Roberts Bank. Be prepared for heavy, fast moving large-truck traffic. Park well off the roadway and watch for trucks. To get there, take Highway 99 South of Vancouver, exiting to Highway 17A and the ferries. After the intersection with Highway 10, take the next exit to Deltaport Way, which heads to the jetty. Again, beware of dangerous traffic, and stop well off the road.
Spanish Banks. This is the beach on the South shore of English Bay. Follow W 4th Ave. beyond Alma St. and swing right at the 2nd traffic light for NW Marine Drive. You soon reach the beach (Locarno to Spanish Banks). Park anywhere.

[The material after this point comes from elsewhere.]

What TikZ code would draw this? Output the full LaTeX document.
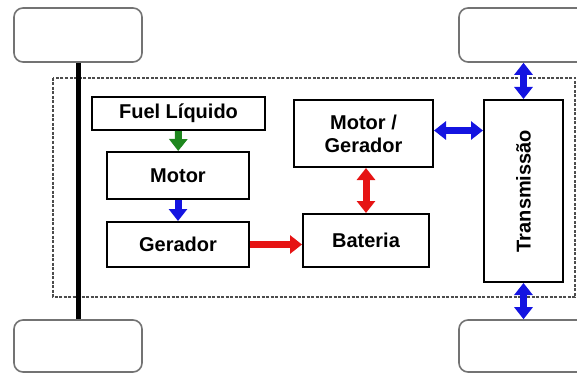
\documentclass[tikz,border=0pt]{standalone}
\usepackage{fontspec}
\setmainfont{Liberation Sans}
\usepackage{xcolor}
\usepackage{tikz}
\usetikzlibrary{arrows.meta,positioning,calc}
\definecolor{fuelgreen}{RGB}{30,135,30}
\definecolor{flowblue}{RGB}{20,20,225}
\definecolor{flowred}{RGB}{230,20,20}
\tikzset{
  box/.style={draw, line width=2pt, align=center, inner sep=2pt, fill=white,
    font=\fontsize{20}{23}\selectfont\bfseries},
  wheel/.style={draw=black!55, line width=1.6pt, rounded corners=9pt, minimum width=128pt, minimum height=54pt},
  frame/.style={draw=black!70, line width=2pt, dash pattern=on 3pt off 1.5pt},
  axle/.style={line width=5pt, black},
  flow/.style={line width=7pt, -{Triangle[length=12pt,width=18pt]}},
  flowboth/.style={line width=7pt, {Triangle[length=12pt,width=18pt]}-{Triangle[length=12pt,width=18pt]}}
}

\begin{document}
\begin{tikzpicture}[x=1pt, y=-1pt]
  \clip (0,0) rectangle (577,374);

  % chassis frame
  \draw[frame] (53,78) rectangle (575,297);

  % wheels
  \node[wheel] (wtl) at (78,35) {};
  \node[wheel] (wtr) at (523,35) {};
  \node[wheel, minimum height=52pt] (wbl) at (78,346) {};
  \node[wheel, minimum height=52pt] (wbr) at (523,346) {};
  \draw[axle] (wtl.south) -- (wbl.north);

  % blocks
  \node[box, minimum width=173pt, minimum height=33pt] (fuel) at (178.5,113.5) {Fuel Líquido};
  \node[box, minimum width=142pt, minimum height=47pt] (motor) at (178,175.5) {Motor};
  \node[box, minimum width=142pt, minimum height=45pt] (ger) at (178,244.5) {Gerador};
  \node[box, minimum width=126pt, minimum height=53pt] (bat) at (366,240.5) {Bateria};
  \node[box, minimum width=139pt, minimum height=67pt] (mg) at (363.5,133.5) {Motor /\\Gerador};
  \node[box, rotate=90, minimum width=182pt, minimum height=79pt] (trans) at (523.5,191) {Transmissão};

  % energy flows
  \draw[flow, fuelgreen] (fuel) -- (motor);
  \draw[flow, flowblue] (motor) -- (ger);
  \draw[flow, flowred] (ger.east) -- (ger.east -| bat.west);
  \draw[flowboth, flowred] (bat.north) -- (bat.north |- mg.south);
  \draw[flowboth, flowblue] ($(mg.east)+(0,-3)$) -- ($(mg.east -| trans.north)+(0,-3)$);
  \draw[flowboth, flowblue] (trans.east) -- (trans.east |- wtr.south);
  \draw[flowboth, flowblue] (trans.west) -- (trans.west |- wbr.north);
\end{tikzpicture}
\end{document}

Stanley Park West seawall. Follow W Georgia St., keeping in the R lane for Stanley Park. Keeping R you can circumnavigate the Park, passing over the Lions Gate road and continuing on to the Teahouse, where you turn right and park at 3rd Beach. Now walk R along the seawall (not safe in bad storms).
Tsawwassen Ferry Jetty. Take Highway 99 South of Vancouver, exiting to Highway 17A and the ferries. Follow Highway 17A toward the ferry terminal. There’s a pull-out about half way out the jetty, where you can park and scan for birds. Watch out for fast traffic.
Westham Island. See directions for Reifel Refuge.
Whytecliffe Park. Take the Upper Levels Highway (see directions for Cypress Provincial Park) towards Horseshoe Bay, but avoid the Ferry Terminal, exiting on Highway 99 instead. Watch for immediate L turn onto Marine Drive through Horseshoe Bay (this interchange is a mess). Follow Marine Drive to Whytecliffe Park and park car.